We work late installing the work, the art always takes longer than expected to install. But we forget this. Overheating. Tired. Not tired. The next day begins with errands. Lamps, fans, wines, cheeses collected and collated. A mad dash after work to make the opening on time. The day job mustn’t be eschewed. 

 

Late. 

 

The catalogue essay hasn’t been written. Yet the evening marks the welcome occasion of the payment of a deposit. Off the hamster wheel of renting, onto the hamster wheel of paying a mortgage. Mould spreads further on the ceilings of rentals. A cockroach greets us in the corner. 

 

The sole piece of paper which validates the exhibition financially is not yet printed. A list of prices - a guiding map which offers respite to those unsure of where the art begins & ends, does not land in outstretched hands.
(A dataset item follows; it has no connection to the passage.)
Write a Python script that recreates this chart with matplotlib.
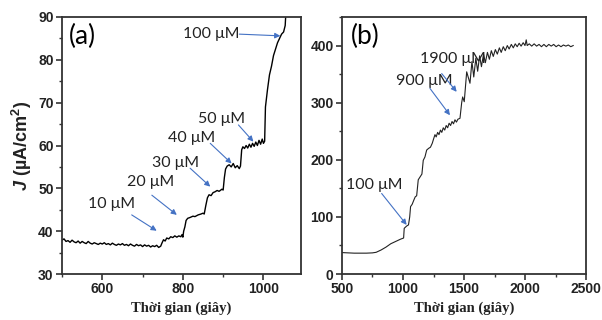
import matplotlib
matplotlib.use("Agg")
import matplotlib.pyplot as plt
from matplotlib.ticker import MultipleLocator

plt.rcParams['mathtext.fontset'] = 'custom'
plt.rcParams['mathtext.bfit'] = 'Liberation Sans:bold:italic'
plt.rcParams['mathtext.bf'] = 'Liberation Sans:bold'
plt.rcParams['mathtext.rm'] = 'Liberation Sans'

# ---------------- data: panel (a) ----------------
a_time = [500, 505, 510, 515, 520, 525, 530, 535, 540, 545, 550, 555, 560, 565, 570,
          575, 580, 585, 590, 595, 600, 605, 610, 615, 620, 625, 630, 635, 640, 645,
          650, 655, 660, 665, 670, 675, 680, 685, 690, 695, 700, 705, 710, 715, 720,
          725, 730, 735, 740, 745, 748, 752, 756, 760, 765, 770, 775, 780, 785, 790,
          795, 798, 800, 802, 805, 808, 812, 818, 825, 830, 838, 845, 850, 853, 857,
          861, 865, 870, 875, 880, 885, 890, 897, 900, 903, 906, 910, 915, 920, 925,
          930, 935, 940, 943, 946, 949, 953, 957, 961, 965, 969, 973, 977, 981, 985,
          989, 993, 997, 1000, 1003, 1005, 1010, 1015, 1020, 1025, 1030, 1035, 1040,
          1045, 1050, 1054, 1058]
a_current = [37.9, 38.2, 37.6, 37.8, 37.4, 37.9, 37.5, 37.3, 37.7, 37.2, 37.6, 37.3, 37.1, 37.6, 37.2,
             37.0, 37.3, 37.1, 36.9, 37.2, 37.0, 37.3, 36.9, 37.1, 36.8, 37.2, 36.9, 36.7, 37.0, 36.8,
             37.1, 36.7, 36.9, 36.6, 37.0, 36.7, 36.5, 36.9, 36.6, 36.8, 36.4, 36.8, 36.5, 36.7, 36.3,
             36.6, 36.4, 36.7, 36.2, 36.5, 37.2, 38.0, 37.7, 38.4, 38.2, 38.7, 38.5, 38.9, 38.6, 38.9,
             38.7, 39.2, 38.6, 40.0, 41.0, 42.5, 43.0, 43.2, 43.5, 43.4, 43.8, 44.0, 44.2, 44.0, 46.0,
             47.8, 48.5, 48.3, 49.0, 49.2, 49.5, 49.3, 49.8, 49.6, 52.5, 54.5, 55.2, 55.5, 55.0, 55.8,
             54.8, 55.3, 54.6, 55.2, 59.0, 59.7, 59.3, 60.0, 59.4, 60.3, 59.6, 60.5, 59.8, 60.8, 60.0,
             61.2, 60.3, 61.5, 60.5, 61.0, 69.0, 73.0, 76.5, 78.5, 81.0, 82.5, 84.0, 85.0,
             86.0, 86.5, 88.0, 95.0]

a_labels = ["10 \u03bcM", "20 \u03bcM", "30 \u03bcM", "40 \u03bcM", "50 \u03bcM", "100 \u03bcM"]
a_text_xy = [(622, 46.3), (719, 51.4), (782, 56.0), (822, 61.75), (896, 66.2), (871, 86.0)]
a_arrow_from = [(673, 43.8), (723, 48.4), (818, 54.7), (868, 60.5), (938, 64.8), (940, 86.0)]
a_arrow_to = [(735, 40.1), (785, 43.8), (868, 50.4), (921, 55.8), (975, 60.9), (1042, 85.6)]

# ---------------- data: panel (b) ----------------
b_time = [500, 550, 600, 650, 700, 750, 780, 820, 860, 900, 940, 980, 1005, 1010, 1030,
          1045, 1055, 1062, 1075, 1090, 1100, 1112, 1125, 1140, 1155, 1166, 1180, 1194,
          1210, 1225, 1240, 1250, 1262, 1272, 1284, 1295, 1307, 1318, 1330, 1342, 1354,
          1366, 1378, 1390, 1402, 1414, 1426, 1438, 1450, 1467, 1481, 1489, 1502, 1522,
          1549, 1565, 1580, 1597, 1612, 1628, 1643, 1660, 1675, 1692, 1708, 1724, 1740,
          1757, 1773, 1790, 1805, 1822, 1838, 1855, 1870, 1888, 1904, 1920, 1936, 1952,
          1968, 1985, 2000, 2010, 2018, 2035, 2055, 2075, 2095, 2115, 2135, 2155, 2175,
          2195, 2215, 2235, 2255, 2275, 2295, 2315, 2335, 2355, 2375, 2395]
b_current = [37.5, 37.0, 36.5, 36.5, 36.5, 37.0, 38.0, 42.0, 47.0, 53.0, 57.0, 61.0, 63.0, 80.0, 84.0,
             86.0, 100.0, 118.0, 122.0, 130.0, 135.0, 137.0, 165.0, 170.0, 175.0, 199.0, 205.0, 217.0,
             220.0, 222.0, 229.0, 236.0, 244.0, 240.0, 248.0, 244.0, 252.0, 248.0, 256.0, 252.0, 260.0,
             256.0, 264.0, 260.0, 267.0, 263.0, 270.0, 266.0, 271.0, 272.6, 300.0, 310.0, 301.7, 354.0,
             334.0, 372.0, 345.0, 378.0, 355.0, 382.0, 363.0, 385.0, 370.0, 388.0, 376.0, 391.0, 381.0,
             393.0, 385.0, 396.0, 388.0, 398.0, 391.0, 400.0, 394.0, 402.0, 396.0, 403.0, 398.0, 404.0,
             399.0, 405.0, 400.0, 410.0, 400.0, 403.0, 399.0, 403.0, 399.0, 402.0, 398.0, 402.0, 398.0,
             402.0, 399.0, 402.0, 398.0, 401.0, 398.0, 401.0, 399.0, 401.0, 398.0, 400.0]

b_labels = ["100 \u03bcM", "900 \u03bcM", "1900 \u03bcM"]
b_text_xy = [(762, 156), (1174, 338), (1411, 377)]
b_arrow_from = [(825, 141), (1221, 325), (1317, 351)]
b_arrow_to = [(1030, 86), (1385, 278), (1440, 319)]

# ---------------- figure ----------------
fig = plt.figure(figsize=(6.02, 3.2), dpi=100)
axA = fig.add_axes([62 / 602, 1 - 274 / 320, (300.5 - 62) / 602, (274 - 17) / 320])
axB = fig.add_axes([342 / 602, 1 - 274 / 320, (586 - 342) / 602, (274 - 17) / 320])

arrow_color = "#4472C4"
label_font = "Lato"
tick_font = "Liberation Sans"
xlabel_font = "Liberation Serif"
spine_color = "#333333"

def style(ax):
    for s in ax.spines.values():
        s.set_color(spine_color)
        s.set_linewidth(1.3)
    ax.tick_params(axis="both", which="major", direction="out", length=4, width=1.2,
                   color=spine_color, labelsize=10, pad=2)
    ax.tick_params(axis="both", which="minor", direction="out", length=2, width=1.0,
                   color=spine_color)
    for lab in ax.get_xticklabels() + ax.get_yticklabels():
        lab.set_fontfamily(tick_font)
        lab.set_fontweight("bold")
        lab.set_color("#222222")
    ax.set_xlabel("Thời gian (giây)", fontfamily=xlabel_font, fontweight="bold",
                  fontsize=10.5, labelpad=4, color="#222222")

# panel (a)
axA.plot(a_time, a_current, color="black", lw=1.0)
axA.set_xlim(500, 1092)
axA.set_ylim(30, 90)
axA.xaxis.set_major_locator(MultipleLocator(200))
axA.xaxis.set_minor_locator(MultipleLocator(100))
axA.yaxis.set_major_locator(MultipleLocator(10))
axA.yaxis.set_minor_locator(MultipleLocator(5))
style(axA)
axA.set_ylabel(r"$\mathbfit{J}$ (µA/cm$^{\mathbf{2}}$)", fontfamily=tick_font,
               fontweight="bold", fontsize=13, labelpad=3, color="#222222")
axA.text(0.03, 0.975, "(a)", transform=axA.transAxes, fontfamily=label_font,
         fontsize=19, va="top", ha="left")
for lab, txy, a0, a1 in zip(a_labels, a_text_xy, a_arrow_from, a_arrow_to):
    axA.text(txy[0], txy[1], lab, fontfamily=label_font, fontsize=11.5, ha="center",
             va="center", color="#222222")
    axA.annotate("", xy=a1, xytext=a0,
                 arrowprops=dict(arrowstyle="-|>", color=arrow_color, lw=0.8,
                                 mutation_scale=8, shrinkA=0, shrinkB=0))

# panel (b)
axB.plot(b_time, b_current, color="#222222", lw=0.8)
axB.set_xlim(500, 2500)
axB.set_ylim(0, 450)
axB.xaxis.set_major_locator(MultipleLocator(500))
axB.xaxis.set_minor_locator(MultipleLocator(250))
axB.yaxis.set_major_locator(MultipleLocator(100))
axB.yaxis.set_minor_locator(MultipleLocator(50))
style(axB)
axB.text(0.035, 0.975, "(b)", transform=axB.transAxes, fontfamily=label_font,
         fontsize=19, va="top", ha="left")
for lab, txy, a0, a1 in zip(b_labels, b_text_xy, b_arrow_from, b_arrow_to):
    axB.text(txy[0], txy[1], lab, fontfamily=label_font, fontsize=11.5, ha="center",
             va="center", color="#222222")
    axB.annotate("", xy=a1, xytext=a0,
                 arrowprops=dict(arrowstyle="-|>", color=arrow_color, lw=0.8,
                                 mutation_scale=8, shrinkA=0, shrinkB=0))

fig.savefig("out.png", dpi=100)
There’s a weirdness to the coziness of the space which seems counterintuitive. All works unsold after the opening. 

 

Missed opportunity. Maybe.

 

The mundane is at this moment busy. filled to the brim with little things to do. Now in a state of semi-security, we find ourselves occupied. Filling time, filling place. Though not fully engaged in the tasks at hand.

 

Produced while in residence at NMTafe’s shopfront gallery, these works aim to perforate the already permeable membrane between art and the everyday. Crafted during the height of a rental crisis, the plates function as an archive of a space we briefly lived, worked, ate and had at least one (opening) party. Despite the overwhelming mundanity of the situation, the plates function as a reminder that our access to the building with wooden floors, central location, high ceilings and vintage accents - like our own rental homes, was/ is fleeting. While these spaces left us with an impression, we ultimately erased our own in time for the new occupants.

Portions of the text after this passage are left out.